Athens: Greek Prime Minister Alexis Tsipras on Wednesday called on his radical left Syriza party parliamentary group to remain united in critical times for the country, amid a string of anti-austerity strikes and protests.
The Greek leader addressed Syriza lawmakers in a closed-door meeting a few hours before a crucial vote scheduled for Wednesday midnight in the Greek parliament on the ratification of the debt deal reached with creditors in Brussels, Xinhua reported.
Tsipras earlier acknowledged that the agreement outlining a third bailout for Greece had tough terms, but insisted it was the only way to avert further default and a Grexit.
He called on Syriza ministers and lawmakers who voiced strong objections to the deal to submit "credible alternative solutions," Greek national news agency AMNA reported.

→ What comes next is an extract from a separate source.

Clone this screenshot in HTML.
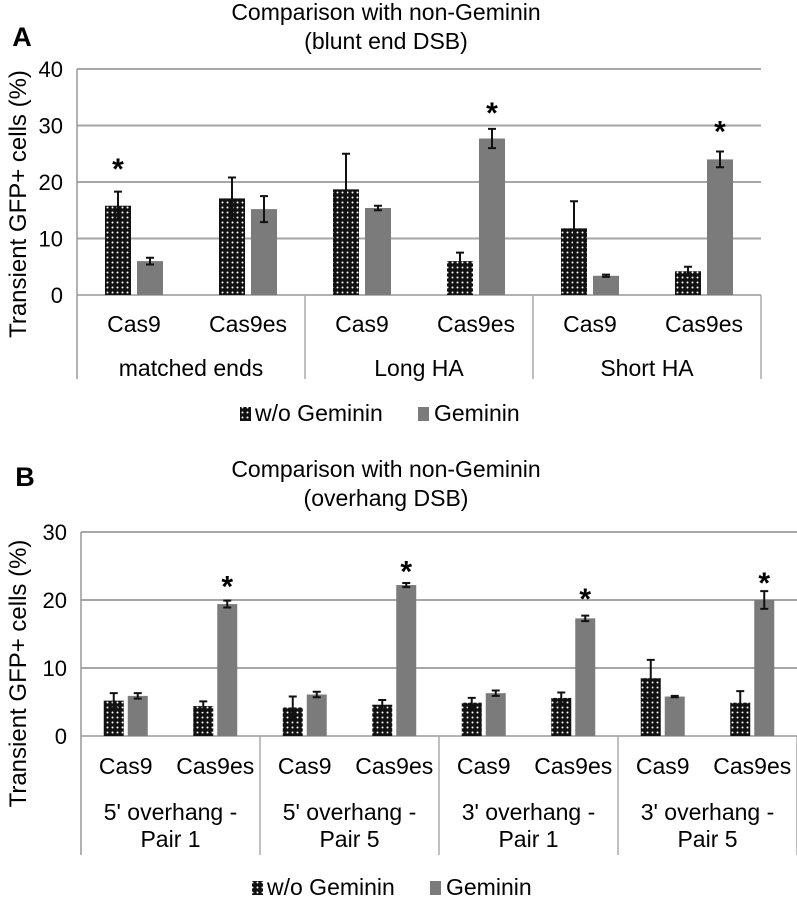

Energy Minister Panagiotis Lafazanis, who heads a group of hardliners within Syriza, has openly suggested a return to the drachma, rejecting Monday`s agreement as humiliating and catastrophic. He is among quite a few prominent party members and ministers who have announced their intention to vote against the bill without clarifying in most cases whether they will also resign and hand over their seats.
Deputy Finance Minister Nadia Valavani was the first to formally submit her resignation from the ministry and parliament on Wednesday, denouncing the debt deal as "unsustainable".
Parliament Speaker Zoe Konstantopoulou also denounced the lenders` "blackmail" methods.
Tsipras and the ruling two-partite coalition face a critical test on Wednesday night. According to Greek media reports, about 30 Syriza deputies may vote against the debt deal and the first set of taxation and pension system reforms.
Syriza holds 149 seats in the 300-member chamber. Junior coalition partners, the right-wing Independent Greeks who have also raised questions over the final draft deal, hold another 13 seats. Both parties came to power six months ago on a strict anti- bailout and anti-austerity agenda.
Regardless of the dissent within Syriza, the draft bill is expected to be approved with the support of the opposition pro-euro parties.
The country is in arrears to the International Monetary Fund since July 1, while banks have been closed since June 29 and will remain shut until at least July 17, according to a new finance ministry announcement on Wednesday. Cash withdrawals from ATMs remain restricted to a daily 60 euros ($65.75) per debit card.
As Greek officials and lenders work to disburse emergency aid in the coming days to enable a loan repayment to the European Central Bank on July 20, the government also faces a wave of strikes and protests over the deal.
The public sector trade union ADEDY called a 24-hour strike on Wednesday, disrupting public transport for a few hours. They arranged for a demonstration in front of parliament on Syntagma square. Pharmacists joined in by shutting down pharmacies for the day while the Communist Party called for a similar rally in another central Athens square.